#### [The request]
Without including any pictures, write out the listing below exactly.

#### [Record set]
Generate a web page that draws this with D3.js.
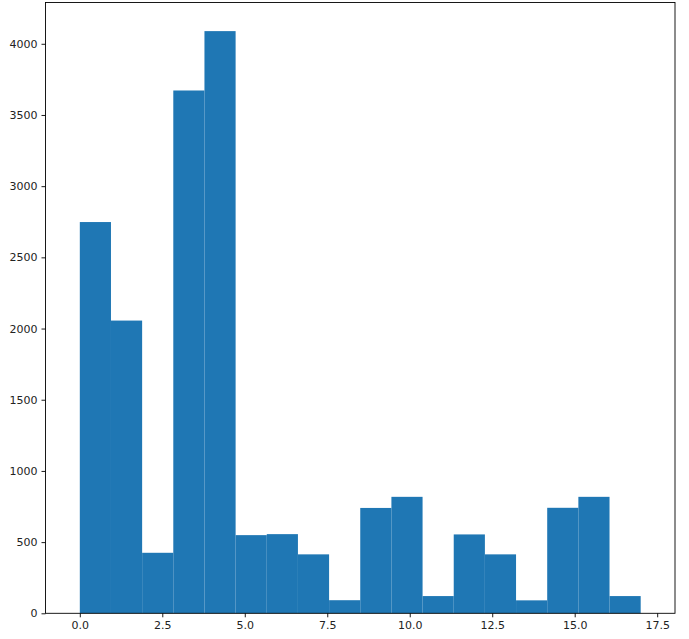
<!DOCTYPE html>
<html>
<head>
<meta charset="utf-8">
<script src="https://cdn.jsdelivr.net/npm/d3@7"></script>
<style>
    body { margin: 0; background: #fff; }
    text { font-family: "DejaVu Sans", sans-serif; }
</style>
</head>
<body>
<div id="chart-area"></div>
<script>
// histogram: 18 bins between 0 and 17
var binStart = 0;
var binEnd = 17;
var counts = [2748, 2056, 425, 3672, 4089, 549, 556, 414, 92, 740, 818, 121, 554, 414, 91, 741, 818, 121];
var xTicks = [0, 2.5, 5, 7.5, 10, 12.5, 15, 17.5];
var yTicks = [0, 500, 1000, 1500, 2000, 2500, 3000, 3500, 4000];

var W = 689;
var H = 639;
// note: "top" is window.top, so plot edges get their own names
var plotLeft = 45.5, plotRight = 675, plotTop = 2.5, plotBottom = 613.3;

var svg = d3.select("#chart-area")
    .append("svg")
    .attr("width", W)
    .attr("height", H);

var x = d3.scaleLinear()
    .domain([-1.04, 18.04])
    .range([plotLeft, plotRight]);

var y = d3.scaleLinear()
    .domain([0, 4290])
    .range([plotBottom, plotTop]);

var binW = (binEnd - binStart) / counts.length;
var bins = counts.map(function(c, i) {
    return { x0: binStart + i * binW, x1: binStart + (i + 1) * binW, count: c };
});

svg.selectAll("rect.bar")
    .data(bins)
    .enter()
    .append("rect")
    .attr("class", "bar")
    .attr("x", function(d) { return x(d.x0); })
    .attr("width", function(d) { return x(d.x1) - x(d.x0); })
    .attr("y", function(d) { return y(d.count); })
    .attr("height", function(d) { return y(0) - y(d.count); })
    .attr("fill", "#1f77b4");

var xAxisCall = d3.axisBottom(x)
    .tickValues(xTicks)
    .tickFormat(d3.format(".1f"))
    .tickSize(4)
    .tickPadding(4);

var yAxisCall = d3.axisLeft(y)
    .tickValues(yTicks)
    .tickFormat(d3.format("d"))
    .tickSize(4)
    .tickPadding(4);

var xAxisGroup = svg.append("g")
    .attr("transform", "translate(0," + plotBottom + ")")
    .call(xAxisCall);

var yAxisGroup = svg.append("g")
    .attr("transform", "translate(" + plotLeft + ",0)")
    .call(yAxisCall);

[xAxisGroup, yAxisGroup].forEach(function(g) {
    g.select(".domain").remove();
    g.selectAll("line").attr("stroke", "#000").attr("stroke-width", 0.9);
    g.selectAll("text").attr("font-size", "11px").attr("fill", "#222")
        .attr("font-family", "DejaVu Sans, sans-serif");
});

// frame
svg.append("rect")
    .attr("x", plotLeft)
    .attr("y", plotTop)
    .attr("width", plotRight - plotLeft)
    .attr("height", plotBottom - plotTop)
    .attr("fill", "none")
    .attr("stroke", "#000")
    .attr("stroke-width", 0.9);
</script>
</body>
</html>
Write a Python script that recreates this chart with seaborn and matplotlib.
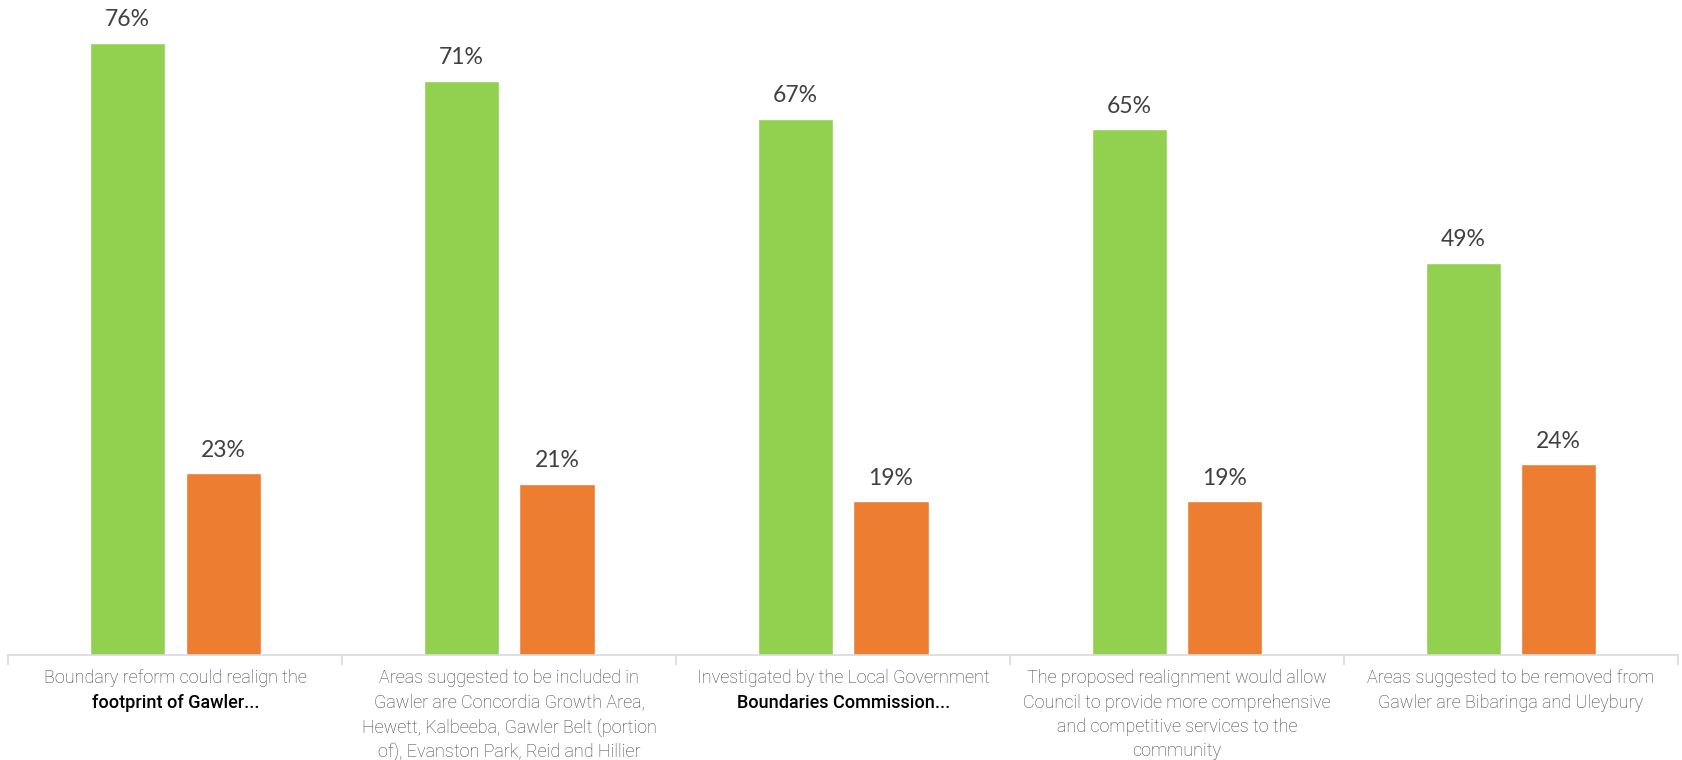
import matplotlib
matplotlib.use("Agg")
import matplotlib.pyplot as plt
import matplotlib.transforms as mtransforms
import seaborn as sns
import pandas as pd
import numpy as np

categories = [
    "Boundary reform could realign the\nfootprint of Gawler...",
    "Areas suggested to be included in\nGawler are Concordia Growth Area,\nHewett, Kalbeeba, Gawler Belt (portion\nof), Evanston Park, Reid and Hillier",
    "Investigated by the Local Government\nBoundaries Commission...",
    "The proposed realignment would allow\nCouncil to provide more comprehensive\nand competitive services to the\ncommunity",
    "Areas suggested to be removed from\nGawler are Bibaringa and Uleybury",
]
# lines shown darker in the original labels
bold_lines = [1, None, 1, None, None]
series_names = ["Agree", "Disagree"]
agree = [76.0, 71.3, 66.6, 65.3, 48.7]
disagree = [22.6, 21.3, 19.1, 19.1, 23.7]
colors = ["#92d050", "#ed7d31"]

df = pd.DataFrame({
    "cat": list(range(len(categories))) * 2,
    "series": [series_names[0]] * len(agree) + [series_names[1]] * len(disagree),
    "value": agree + disagree,
})

sns.set_theme(style="white")
plt.rcParams["font.family"] = ["Lato", "DejaVu Sans"]

fig = plt.figure(figsize=(16.83, 7.6), dpi=100)
ax = fig.add_axes([0.005, 0.138, 0.992, 0.848])

sns.barplot(data=df, x="cat", y="value", hue="series", palette=colors,
            width=0.572, gap=0.213, dodge=True, ax=ax, legend=False,
            saturation=1)

for cont in ax.containers:
    ax.bar_label(cont, fmt="{:.0f}%", padding=9, fontsize=16.5, color="#404040")

ax.set_ylim(0, 80)
ax.set_xlim(-0.5, len(categories) - 0.5)
ax.set_yticks([])
ax.set_ylabel("")
ax.set_xlabel("")
for s in ["top", "right", "left"]:
    ax.spines[s].set_visible(False)
ax.spines["bottom"].set_color("#d9d9d9")
ax.spines["bottom"].set_linewidth(1.2)

ax.set_xticks(np.arange(-0.5, len(categories), 1.0))
ax.set_xticklabels([])
ax.tick_params(axis="x", direction="out", length=7, width=1.2, color="#d9d9d9", bottom=True)

trans = mtransforms.blended_transform_factory(ax.transData, ax.transAxes)
lab_font = ["Roboto", "DejaVu Sans"]
for i, lab in enumerate(categories):
    for j, line in enumerate(lab.split("\n")):
        dark = bold_lines[i] == j
        ax.text(i, -0.022 - j * 0.0378, line, transform=trans, ha="center", va="top",
                fontsize=13, family=lab_font,
                color="#000000" if dark else "#404040",
                fontweight="medium" if dark else "light")

fig.savefig("out.png", dpi=100)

#### [Worked solution]
Generate a web page that draws this with D3.js.
<!DOCTYPE html>
<html>
<head>
<meta charset="utf-8">
<script src="https://cdn.jsdelivr.net/npm/d3@7"></script>
<style>
    body { margin: 0; background: #fff; }
    text { font-family: "DejaVu Sans", sans-serif; }
</style>
</head>
<body>
<div id="chart-area"></div>
<script>
// histogram: 18 bins between 0 and 17
var binStart = 0;
var binEnd = 17;
var counts = [2748, 2056, 425, 3672, 4089, 549, 556, 414, 92, 740, 818, 121, 554, 414, 91, 741, 818, 121];
var xTicks = [0, 2.5, 5, 7.5, 10, 12.5, 15, 17.5];
var yTicks = [0, 500, 1000, 1500, 2000, 2500, 3000, 3500, 4000];

var W = 689;
var H = 639;
// note: "top" is window.top, so plot edges get their own names
var plotLeft = 45.5, plotRight = 675, plotTop = 2.5, plotBottom = 613.3;

var svg = d3.select("#chart-area")
    .append("svg")
    .attr("width", W)
    .attr("height", H);

var x = d3.scaleLinear()
    .domain([-1.04, 18.04])
    .range([plotLeft, plotRight]);

var y = d3.scaleLinear()
    .domain([0, 4290])
    .range([plotBottom, plotTop]);

var binW = (binEnd - binStart) / counts.length;
var bins = counts.map(function(c, i) {
    return { x0: binStart + i * binW, x1: binStart + (i + 1) * binW, count: c };
});

svg.selectAll("rect.bar")
    .data(bins)
    .enter()
    .append("rect")
    .attr("class", "bar")
    .attr("x", function(d) { return x(d.x0); })
    .attr("width", function(d) { return x(d.x1) - x(d.x0); })
    .attr("y", function(d) { return y(d.count); })
    .attr("height", function(d) { return y(0) - y(d.count); })
    .attr("fill", "#1f77b4");

var xAxisCall = d3.axisBottom(x)
    .tickValues(xTicks)
    .tickFormat(d3.format(".1f"))
    .tickSize(4)
    .tickPadding(4);

var yAxisCall = d3.axisLeft(y)
    .tickValues(yTicks)
    .tickFormat(d3.format("d"))
    .tickSize(4)
    .tickPadding(4);

var xAxisGroup = svg.append("g")
    .attr("transform", "translate(0," + plotBottom + ")")
    .call(xAxisCall);

var yAxisGroup = svg.append("g")
    .attr("transform", "translate(" + plotLeft + ",0)")
    .call(yAxisCall);

[xAxisGroup, yAxisGroup].forEach(function(g) {
    g.select(".domain").remove();
    g.selectAll("line").attr("stroke", "#000").attr("stroke-width", 0.9);
    g.selectAll("text").attr("font-size", "11px").attr("fill", "#222")
        .attr("font-family", "DejaVu Sans, sans-serif");
});

// frame
svg.append("rect")
    .attr("x", plotLeft)
    .attr("y", plotTop)
    .attr("width", plotRight - plotLeft)
    .attr("height", plotBottom - plotTop)
    .attr("fill", "none")
    .attr("stroke", "#000")
    .attr("stroke-width", 0.9);
</script>
</body>
</html>
Write a Python script that recreates this chart with seaborn and matplotlib.
import matplotlib
matplotlib.use("Agg")
import matplotlib.pyplot as plt
import matplotlib.transforms as mtransforms
import seaborn as sns
import pandas as pd
import numpy as np

categories = [
    "Boundary reform could realign the\nfootprint of Gawler...",
    "Areas suggested to be included in\nGawler are Concordia Growth Area,\nHewett, Kalbeeba, Gawler Belt (portion\nof), Evanston Park, Reid and Hillier",
    "Investigated by the Local Government\nBoundaries Commission...",
    "The proposed realignment would allow\nCouncil to provide more comprehensive\nand competitive services to the\ncommunity",
    "Areas suggested to be removed from\nGawler are Bibaringa and Uleybury",
]
# lines shown darker in the original labels
bold_lines = [1, None, 1, None, None]
series_names = ["Agree", "Disagree"]
agree = [76.0, 71.3, 66.6, 65.3, 48.7]
disagree = [22.6, 21.3, 19.1, 19.1, 23.7]
colors = ["#92d050", "#ed7d31"]

df = pd.DataFrame({
    "cat": list(range(len(categories))) * 2,
    "series": [series_names[0]] * len(agree) + [series_names[1]] * len(disagree),
    "value": agree + disagree,
})

sns.set_theme(style="white")
plt.rcParams["font.family"] = ["Lato", "DejaVu Sans"]

fig = plt.figure(figsize=(16.83, 7.6), dpi=100)
ax = fig.add_axes([0.005, 0.138, 0.992, 0.848])

sns.barplot(data=df, x="cat", y="value", hue="series", palette=colors,
            width=0.572, gap=0.213, dodge=True, ax=ax, legend=False,
            saturation=1)

for cont in ax.containers:
    ax.bar_label(cont, fmt="{:.0f}%", padding=9, fontsize=16.5, color="#404040")

ax.set_ylim(0, 80)
ax.set_xlim(-0.5, len(categories) - 0.5)
ax.set_yticks([])
ax.set_ylabel("")
ax.set_xlabel("")
for s in ["top", "right", "left"]:
    ax.spines[s].set_visible(False)
ax.spines["bottom"].set_color("#d9d9d9")
ax.spines["bottom"].set_linewidth(1.2)

ax.set_xticks(np.arange(-0.5, len(categories), 1.0))
ax.set_xticklabels([])
ax.tick_params(axis="x", direction="out", length=7, width=1.2, color="#d9d9d9", bottom=True)

trans = mtransforms.blended_transform_factory(ax.transData, ax.transAxes)
lab_font = ["Roboto", "DejaVu Sans"]
for i, lab in enumerate(categories):
    for j, line in enumerate(lab.split("\n")):
        dark = bold_lines[i] == j
        ax.text(i, -0.022 - j * 0.0378, line, transform=trans, ha="center", va="top",
                fontsize=13, family=lab_font,
                color="#000000" if dark else "#404040",
                fontweight="medium" if dark else "light")

fig.savefig("out.png", dpi=100)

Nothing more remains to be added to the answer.